[Goal]: All of the lines below are to be printed again exactly; images are excluded from the output.

[Start Supplied information]

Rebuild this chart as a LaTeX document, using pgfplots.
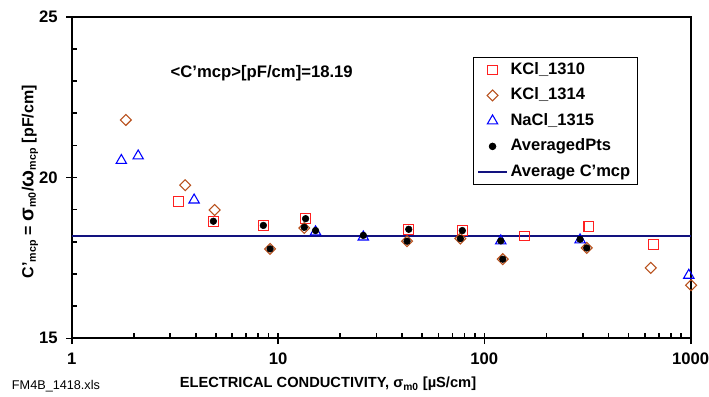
\documentclass[border=0pt]{standalone}
\usepackage{fontspec}
\setmainfont{Liberation Sans}
\usepackage{pgfplots}
\pgfplotsset{compat=1.18}
\definecolor{sqred}{HTML}{FF2020}
\definecolor{dmbrown}{HTML}{B8501C}
\definecolor{trblue}{HTML}{0000FF}
\definecolor{avnavy}{HTML}{12127F}
\begin{document}
\begin{tikzpicture}
\useasboundingbox (-53.78pt,-44pt) rectangle (477.98pt,253.73pt);
\begin{axis}[
  scale only axis, width=464.25pt, height=241.2pt,
  xmode=log, xmin=1, xmax=1000, ymin=15, ymax=25,
  clip=false,
  axis line style={line width=1.5pt},
  xtick={1,10,100,1000}, xticklabels={1,10,100,1000},
  minor xtick={2,3,4,5,6,7,8,9,20,30,40,50,60,70,80,90,200,300,400,500,600,700,800,900},
  ytick={15,20,25}, yticklabels={15,20,25},
  minor ytick={16,17,18,19,21,22,23,24},
  xtick pos=bottom, ytick pos=left,
  tick align=inside, major tick length=4.3pt, minor tick length=3.8pt,
  tick style={line width=1.2pt, black},
  extra x ticks={1,10,100,1000}, extra x tick labels={},
  extra y ticks={15,20,25}, extra y tick labels={},
  extra tick style={tick align=outside, major tick length=4.3pt},
  ticklabel style={font=\fontsize{12.5}{12.5}\selectfont\bfseries},
  xticklabel style={yshift=-7.5pt},
  yticklabel style={xshift=-7pt},
  xlabel={ELECTRICAL CONDUCTIVITY, σ\textsubscript{m0} [µS/cm]},
  xlabel style={at={(axis description cs:0.414,-0.1422)}, anchor=center, font=\fontsize{11}{11}\selectfont\bfseries},
  ylabel={C'\textsubscript{mcp} = {\fontsize{15}{15}\selectfont σ}\textsubscript{m0}/{\fontsize{15}{15}\selectfont ω}\textsubscript{mcp} [pF/cm]},
  ylabel style={at={(axis description cs:-0.0674,0.487)}, anchor=center, font=\fontsize{12}{12}\selectfont\bfseries},
  legend image code/.code={\draw[mark repeat=2,mark phase=2,#1] plot coordinates {(0pt,0pt) (10.75pt,0pt) (21.5pt,0pt)};},
  legend style={at={(axis description cs:0.648,0.876)}, anchor=north west, draw=black, line width=0.6pt,
    font=\fontsize{12.4}{13}\selectfont\bfseries, row sep=5.6pt, inner xsep=3pt, inner ysep=3pt,
    nodes={text height=9pt, text depth=2.5pt, inner ysep=1pt},
    cells={anchor=west}},
  legend entries={KCl\_1310, KCl\_1314, NaCl\_1315, AveragedPts, Average C'mcp},
]
\addplot[only marks, mark=square, mark size=3.6pt, mark options={draw=sqred, line width=0.8pt}] coordinates {
 (3.29,19.26) (4.86,18.64) (8.49,18.51) (13.6,18.72) (43.0,18.39) (78.2,18.35) (156.3,18.18) (320.7,18.47) (659.5,17.91)
};
\addplot[only marks, mark=square, mark size=2.9pt, mark options={draw=dmbrown, line width=0.8pt, rotate=45}] coordinates {
 (1.83,21.79) (3.55,19.76) (4.93,18.99) (9.15,17.78) (13.4,18.43) (42.2,18.02) (76.5,18.10) (122.8,17.46) (313.6,17.81) (640.6,17.19) (1004,16.65)
};
\addplot[only marks, mark=triangle, mark size=4.5pt, mark options={draw=trblue, line width=0.8pt}] coordinates {
 (1.74,20.53) (2.10,20.67) (3.92,19.30) (15.2,18.31) (25.9,18.15) (120.1,18.03) (291,18.06) (979,16.96)
};
\addplot[only marks, mark=*, mark size=2.5pt, mark options={fill=black, draw=black}] coordinates {
 (4.86,18.64) (8.49,18.51) (9.15,17.78) (13.6,18.72) (13.4,18.45) (15.2,18.35) (25.9,18.20) (43.0,18.39) (42.2,18.02) (78.2,18.35) (76.5,18.10) (120.1,18.03) (122.8,17.46) (291,18.08) (313.6,17.81)
};
\addplot[avnavy, line width=1.5pt, mark=none] coordinates {(1,18.19) (1000,18.19)};
\node[font=\fontsize{12.5}{13}\selectfont\bfseries] at (axis description cs:0.307,0.825) {<C'mcp>[pF/cm]=18.19};
\end{axis}
\node[font=\fontsize{9.5}{10}\selectfont] at (-11.8pt,-35.8pt) {FM4B\_1418.xls};
\end{tikzpicture}
\end{document}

[End Supplied information]

[The result]:
Rebuild this chart as a LaTeX document, using pgfplots.
\documentclass[border=0pt]{standalone}
\usepackage{fontspec}
\setmainfont{Liberation Sans}
\usepackage{pgfplots}
\pgfplotsset{compat=1.18}
\definecolor{sqred}{HTML}{FF2020}
\definecolor{dmbrown}{HTML}{B8501C}
\definecolor{trblue}{HTML}{0000FF}
\definecolor{avnavy}{HTML}{12127F}
\begin{document}
\begin{tikzpicture}
\useasboundingbox (-53.78pt,-44pt) rectangle (477.98pt,253.73pt);
\begin{axis}[
  scale only axis, width=464.25pt, height=241.2pt,
  xmode=log, xmin=1, xmax=1000, ymin=15, ymax=25,
  clip=false,
  axis line style={line width=1.5pt},
  xtick={1,10,100,1000}, xticklabels={1,10,100,1000},
  minor xtick={2,3,4,5,6,7,8,9,20,30,40,50,60,70,80,90,200,300,400,500,600,700,800,900},
  ytick={15,20,25}, yticklabels={15,20,25},
  minor ytick={16,17,18,19,21,22,23,24},
  xtick pos=bottom, ytick pos=left,
  tick align=inside, major tick length=4.3pt, minor tick length=3.8pt,
  tick style={line width=1.2pt, black},
  extra x ticks={1,10,100,1000}, extra x tick labels={},
  extra y ticks={15,20,25}, extra y tick labels={},
  extra tick style={tick align=outside, major tick length=4.3pt},
  ticklabel style={font=\fontsize{12.5}{12.5}\selectfont\bfseries},
  xticklabel style={yshift=-7.5pt},
  yticklabel style={xshift=-7pt},
  xlabel={ELECTRICAL CONDUCTIVITY, σ\textsubscript{m0} [µS/cm]},
  xlabel style={at={(axis description cs:0.414,-0.1422)}, anchor=center, font=\fontsize{11}{11}\selectfont\bfseries},
  ylabel={C'\textsubscript{mcp} = {\fontsize{15}{15}\selectfont σ}\textsubscript{m0}/{\fontsize{15}{15}\selectfont ω}\textsubscript{mcp} [pF/cm]},
  ylabel style={at={(axis description cs:-0.0674,0.487)}, anchor=center, font=\fontsize{12}{12}\selectfont\bfseries},
  legend image code/.code={\draw[mark repeat=2,mark phase=2,#1] plot coordinates {(0pt,0pt) (10.75pt,0pt) (21.5pt,0pt)};},
  legend style={at={(axis description cs:0.648,0.876)}, anchor=north west, draw=black, line width=0.6pt,
    font=\fontsize{12.4}{13}\selectfont\bfseries, row sep=5.6pt, inner xsep=3pt, inner ysep=3pt,
    nodes={text height=9pt, text depth=2.5pt, inner ysep=1pt},
    cells={anchor=west}},
  legend entries={KCl\_1310, KCl\_1314, NaCl\_1315, AveragedPts, Average C'mcp},
]
\addplot[only marks, mark=square, mark size=3.6pt, mark options={draw=sqred, line width=0.8pt}] coordinates {
 (3.29,19.26) (4.86,18.64) (8.49,18.51) (13.6,18.72) (43.0,18.39) (78.2,18.35) (156.3,18.18) (320.7,18.47) (659.5,17.91)
};
\addplot[only marks, mark=square, mark size=2.9pt, mark options={draw=dmbrown, line width=0.8pt, rotate=45}] coordinates {
 (1.83,21.79) (3.55,19.76) (4.93,18.99) (9.15,17.78) (13.4,18.43) (42.2,18.02) (76.5,18.10) (122.8,17.46) (313.6,17.81) (640.6,17.19) (1004,16.65)
};
\addplot[only marks, mark=triangle, mark size=4.5pt, mark options={draw=trblue, line width=0.8pt}] coordinates {
 (1.74,20.53) (2.10,20.67) (3.92,19.30) (15.2,18.31) (25.9,18.15) (120.1,18.03) (291,18.06) (979,16.96)
};
\addplot[only marks, mark=*, mark size=2.5pt, mark options={fill=black, draw=black}] coordinates {
 (4.86,18.64) (8.49,18.51) (9.15,17.78) (13.6,18.72) (13.4,18.45) (15.2,18.35) (25.9,18.20) (43.0,18.39) (42.2,18.02) (78.2,18.35) (76.5,18.10) (120.1,18.03) (122.8,17.46) (291,18.08) (313.6,17.81)
};
\addplot[avnavy, line width=1.5pt, mark=none] coordinates {(1,18.19) (1000,18.19)};
\node[font=\fontsize{12.5}{13}\selectfont\bfseries] at (axis description cs:0.307,0.825) {<C'mcp>[pF/cm]=18.19};
\end{axis}
\node[font=\fontsize{9.5}{10}\selectfont] at (-11.8pt,-35.8pt) {FM4B\_1418.xls};
\end{tikzpicture}
\end{document}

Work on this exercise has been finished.